I want my summer back.
I want to be able to buy a swimsuit in late June. I want to buy a flag on July 5. I want to find flip-flops in August. Or even October.
Face it, we live in a hot climate. Yet judging by the merchandising in stores, you would think we live, oh, an hour’s drive south of Canada.
Case in point, swimsuits. I’ve railed about this before, but at least the difficulty in finding such apparel usually didn’t pop up until after the Fourth of July. Not so this year.
In late June, the granddaughters came for a visit to our White Mountains home (more about that later). Growing girls, they needed new swimsuits. So off to J.C. Penney we went. Once inside the girls’ department, we couldn’t find any suits. What we could find, however, was aisle after aisle of back-to-school uniforms. In June.
“Where are the girls’ swimsuits?” I asked a clerk.
“Oh, the ones we have left are over in clearance.,” she replied.
Elbowing our way back through the aisles of school uniforms, we managed to find a scraggly pile of girls’ swimsuits. Miracle of miracles, we actually found one that one of the girls liked. Better than that, it fit.
Not so lucky for the other girl, who’s grown into juniors’ togs. Nothing to be found at J.C. Penney there, so we headed for Walmart. Same thing, acres of school uniforms, plus a tiny clearance section for swimsuits. After much hunting and trying-on, we found a top and a bottom that would do.
“Next time, we’re shopping for swimsuits in April,” I muttered as we left the store. The day after the Fourth, I was back, looking for what I assumed would be a plethora of marked-down Independence Day merchandise. Huh-uh. Nothing to be found. Instead, workers were hauling out huge boxes of back-to-school merchandise, from pencils to lunch pails.
Actually, I blame the school calendar for this — with many schools opening their doors this year on Aug. 6, or even earlier. When I was a kid, we went back to school in Tucson the day after Labor Day, finishing up the day before Memorial Day, leaving the hottest months of June, July and August for swimming, lolling about under the cooler, and licking Popsicles.
Made sense too, since none of the schools back then were air conditioned. With the monsoon season mostly over by early September, evaporative cooling worked just fine in the schools. Today, you’d be sued if your school rooms weren’t refrigerated.
Anyway, the girls enjoyed their 12 days up here, as did the other eight relatives, ages 94 to 10 months, who spent time with us before and after the holiday. Planning for the onslaught was somewhat akin to Dwight D. Eisenhower’s preparations for D-Day. Thank heavens for blow-up mattresses and barbecue menus.
It’s been a while since I’ve had to baby-proof a living room, but that we did, removing every magazine, book and doodad that might appeal to someone still teetering around the edges of tables. Luckily, nothing was ingested that wasn’t meant to be.

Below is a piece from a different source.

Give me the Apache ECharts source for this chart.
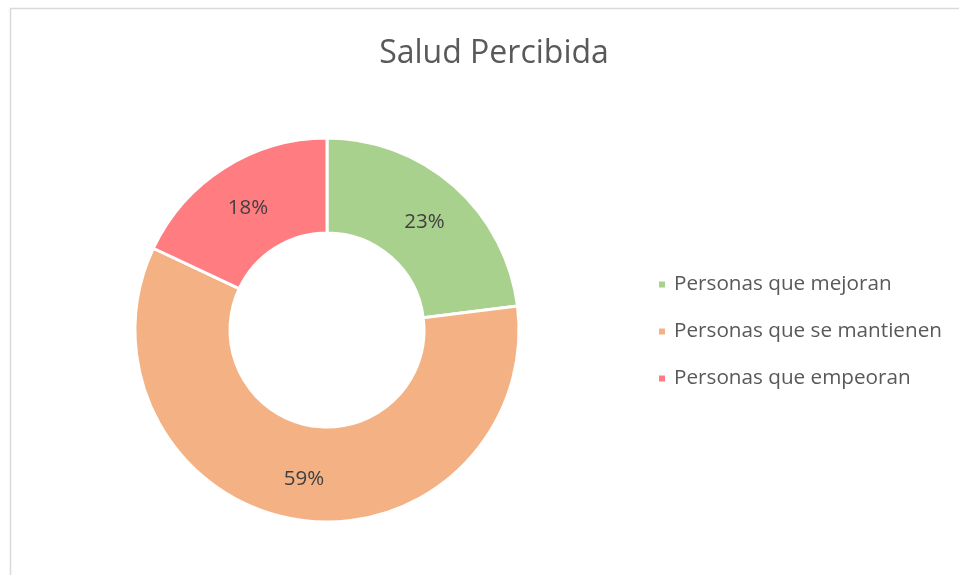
<!DOCTYPE html>
<html><head><meta charset="utf-8">
<script src="https://cdn.jsdelivr.net/npm/echarts@6/dist/echarts.min.js"></script>
<style>html,body{margin:0;padding:0;background:#fff}#c{width:959px;height:575px}</style>
</head><body><div id="c"></div>
<script>
const categories = ['Personas que mejoran', 'Personas que se mantienen', 'Personas que empeoran'];
const values = [23, 59, 18];
const colors = ['#A9D18E', '#F4B183', '#FF7C80'];
const titleText = 'Salud Percibida';

const chart = echarts.init(document.getElementById('c'), null, {renderer: 'canvas'});
chart.setOption({
  backgroundColor: '#fff',
  animation: false,
  title: {
    text: titleText, left: 489, top: 33, textAlign: 'center',
    textStyle: {fontFamily: 'Open Sans', fontWeight: 'normal', fontSize: 32, color: '#595959'}
  },
  graphic: [{
    type: 'rect', shape: {x: 10.5, y: 8.5, width: 960, height: 580},
    style: {fill: 'none', stroke: '#d9d9d9', lineWidth: 1.5}, silent: true
  }],
  legend: {
    orient: 'vertical', left: 657, top: 274, padding: 0, itemWidth: 8, itemHeight: 8, itemGap: 26,
    icon: 'rect',
    textStyle: {fontFamily: 'Open Sans', fontSize: 20.7, color: '#595959', padding: [0, 0, 0, 3]},
    data: categories
  },
  series: [{
    type: 'pie', center: [327, 330], radius: [97, 192], startAngle: 90, clockwise: true,
    avoidLabelOverlap: false,
    itemStyle: {borderColor: '#fff', borderWidth: 3},
    label: {show: true, position: 'inside', formatter: '{d}%', fontFamily: 'Open Sans', fontSize: 20.5, color: '#404040', offset: [0, 3]},
    labelLine: {show: false},
    data: categories.map((n, i) => ({name: n, value: values[i], itemStyle: {color: colors[i]}}))
  }]
});
</script></body></html>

Rain threatened the big parade and fireworks they have up here, but managed to hold off until both events were finished. Most of the company left the following Monday. We took the girls back to Tucson a day later, discovering that our house – and plants there – hadn’t gotten a drop of rain. Serves me right for complaining about the rain up here.
Today, the magazines are back on the coffee table, the sliding glass doors have been wiped clean of tiny prints, and I can actually see the bottom of my formerly-stuffed freezer.
It’s quiet. Too quiet. Think I’ll go shopping. If I hurry, I just may be able to catch the new Christmas merchandise displays going up by now.